Abstract

As cloud computing becomes the dominant mechanism for delivery of electronic services, significant recent effort has focused on certifying cloud services to ensure their compliance with security and privacy standards (such as GDPR). Assessing the benefit of using a particular cloud service, especially if such a service is being offered by providers that may be new to the cloud marketplace, remains a challenge. Cloud Security Alliance (CSA) provides a certification approach that associates a ranking to providers based on their capability assessment using a “cloud control matrix”. A provider can make a self-assessment, or an assessment can be undertaken by a third party. The intention is to increase user trust in a provider based on their rating using this methodology. This work investigates whether a similar certification methodology can be applied to edge resources, especially if these edge resources are combined with cloud services in a “smart cities” context. Can a CSA-like approach also be used to increase trust in use of edge resources? How would the CSA methodology need to change to support this type of assessment, and how useful is such an approach likely to be in practice?

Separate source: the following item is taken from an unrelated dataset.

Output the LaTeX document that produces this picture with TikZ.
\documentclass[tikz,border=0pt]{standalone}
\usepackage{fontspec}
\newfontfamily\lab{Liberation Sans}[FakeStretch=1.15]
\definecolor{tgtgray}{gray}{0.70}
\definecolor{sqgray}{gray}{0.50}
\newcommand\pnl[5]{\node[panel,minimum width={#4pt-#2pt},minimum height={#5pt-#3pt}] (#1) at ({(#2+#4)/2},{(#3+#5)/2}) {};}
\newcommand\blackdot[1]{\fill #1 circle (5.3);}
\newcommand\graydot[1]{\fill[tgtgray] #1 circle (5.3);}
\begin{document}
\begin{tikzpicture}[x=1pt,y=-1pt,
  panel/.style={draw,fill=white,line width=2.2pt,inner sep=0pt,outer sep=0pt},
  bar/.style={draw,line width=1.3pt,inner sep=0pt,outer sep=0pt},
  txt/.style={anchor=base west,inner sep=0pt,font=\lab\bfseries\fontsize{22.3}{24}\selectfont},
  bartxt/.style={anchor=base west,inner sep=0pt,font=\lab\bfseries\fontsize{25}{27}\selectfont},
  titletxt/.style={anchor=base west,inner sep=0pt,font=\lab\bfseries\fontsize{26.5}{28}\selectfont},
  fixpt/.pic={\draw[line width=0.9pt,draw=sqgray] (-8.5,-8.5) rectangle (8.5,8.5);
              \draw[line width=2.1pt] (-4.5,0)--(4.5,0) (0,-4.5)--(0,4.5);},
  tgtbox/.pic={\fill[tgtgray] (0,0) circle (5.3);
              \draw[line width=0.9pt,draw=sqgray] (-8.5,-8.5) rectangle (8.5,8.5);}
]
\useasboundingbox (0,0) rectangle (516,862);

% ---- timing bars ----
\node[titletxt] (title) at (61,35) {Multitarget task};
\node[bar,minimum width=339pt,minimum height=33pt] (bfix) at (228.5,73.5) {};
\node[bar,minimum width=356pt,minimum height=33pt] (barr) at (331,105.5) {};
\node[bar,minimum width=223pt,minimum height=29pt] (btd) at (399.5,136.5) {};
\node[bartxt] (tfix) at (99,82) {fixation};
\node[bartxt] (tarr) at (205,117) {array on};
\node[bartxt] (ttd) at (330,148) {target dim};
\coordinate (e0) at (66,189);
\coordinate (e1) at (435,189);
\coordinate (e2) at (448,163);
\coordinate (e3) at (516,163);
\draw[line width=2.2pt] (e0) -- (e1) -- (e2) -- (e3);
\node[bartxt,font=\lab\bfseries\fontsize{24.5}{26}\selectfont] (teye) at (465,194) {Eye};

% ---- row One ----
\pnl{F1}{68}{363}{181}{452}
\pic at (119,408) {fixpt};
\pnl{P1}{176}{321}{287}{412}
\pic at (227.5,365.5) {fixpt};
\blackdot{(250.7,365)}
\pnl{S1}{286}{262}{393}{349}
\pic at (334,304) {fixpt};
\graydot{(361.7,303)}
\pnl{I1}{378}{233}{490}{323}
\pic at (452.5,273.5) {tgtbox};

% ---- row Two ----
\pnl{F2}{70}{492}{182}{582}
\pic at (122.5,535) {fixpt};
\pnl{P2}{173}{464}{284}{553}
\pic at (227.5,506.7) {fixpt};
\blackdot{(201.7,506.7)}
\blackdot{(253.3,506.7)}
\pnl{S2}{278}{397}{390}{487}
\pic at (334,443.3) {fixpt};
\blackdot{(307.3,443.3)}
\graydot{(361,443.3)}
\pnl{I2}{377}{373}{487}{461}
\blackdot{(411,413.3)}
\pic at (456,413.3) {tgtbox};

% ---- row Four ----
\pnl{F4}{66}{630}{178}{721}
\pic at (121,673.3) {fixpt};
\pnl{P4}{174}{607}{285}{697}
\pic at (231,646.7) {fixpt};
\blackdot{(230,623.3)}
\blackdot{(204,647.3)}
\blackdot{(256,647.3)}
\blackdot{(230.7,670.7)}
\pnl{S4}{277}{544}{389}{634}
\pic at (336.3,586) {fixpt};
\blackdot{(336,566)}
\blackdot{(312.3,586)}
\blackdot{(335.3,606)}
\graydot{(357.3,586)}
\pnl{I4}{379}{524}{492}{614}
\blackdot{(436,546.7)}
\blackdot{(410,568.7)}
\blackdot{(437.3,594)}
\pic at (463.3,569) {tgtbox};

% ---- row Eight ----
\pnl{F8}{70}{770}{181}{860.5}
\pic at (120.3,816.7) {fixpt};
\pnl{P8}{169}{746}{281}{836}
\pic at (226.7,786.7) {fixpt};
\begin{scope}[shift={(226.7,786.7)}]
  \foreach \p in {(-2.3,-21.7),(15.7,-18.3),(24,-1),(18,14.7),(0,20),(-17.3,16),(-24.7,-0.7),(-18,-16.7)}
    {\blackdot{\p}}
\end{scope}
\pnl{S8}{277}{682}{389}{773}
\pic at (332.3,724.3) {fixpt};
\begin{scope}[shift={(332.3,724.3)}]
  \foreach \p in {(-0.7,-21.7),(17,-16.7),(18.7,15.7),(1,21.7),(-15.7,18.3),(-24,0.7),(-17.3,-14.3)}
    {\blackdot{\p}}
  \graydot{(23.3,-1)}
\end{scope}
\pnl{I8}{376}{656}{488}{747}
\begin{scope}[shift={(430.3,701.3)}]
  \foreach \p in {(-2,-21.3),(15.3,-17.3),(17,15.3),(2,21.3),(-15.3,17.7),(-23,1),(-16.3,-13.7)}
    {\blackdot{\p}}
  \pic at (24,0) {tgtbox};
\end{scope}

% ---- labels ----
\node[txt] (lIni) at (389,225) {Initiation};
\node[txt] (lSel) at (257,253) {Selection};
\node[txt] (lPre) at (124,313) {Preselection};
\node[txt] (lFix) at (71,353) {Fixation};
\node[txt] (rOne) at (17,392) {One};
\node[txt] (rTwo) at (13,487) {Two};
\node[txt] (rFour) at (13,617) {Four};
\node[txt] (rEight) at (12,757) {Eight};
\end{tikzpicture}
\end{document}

We propose a risk assessment methodology that can be used to address these concerns, and evaluate it in a practical application using both edge and cloud computing resources. • “ Smartainability ” - a strategy to assess how sustainable smart cities are as a result of smart technology. • Smart services must ensure their compliance with security and privacy standards (such as GDPR). • Cloud-Edge-IoT resources differ in their capability, security and availability profiles — making reliance on them risk prone. • Trust can be established across an ensemble of “smart” devices and clouds to support “risk-informed” interventions.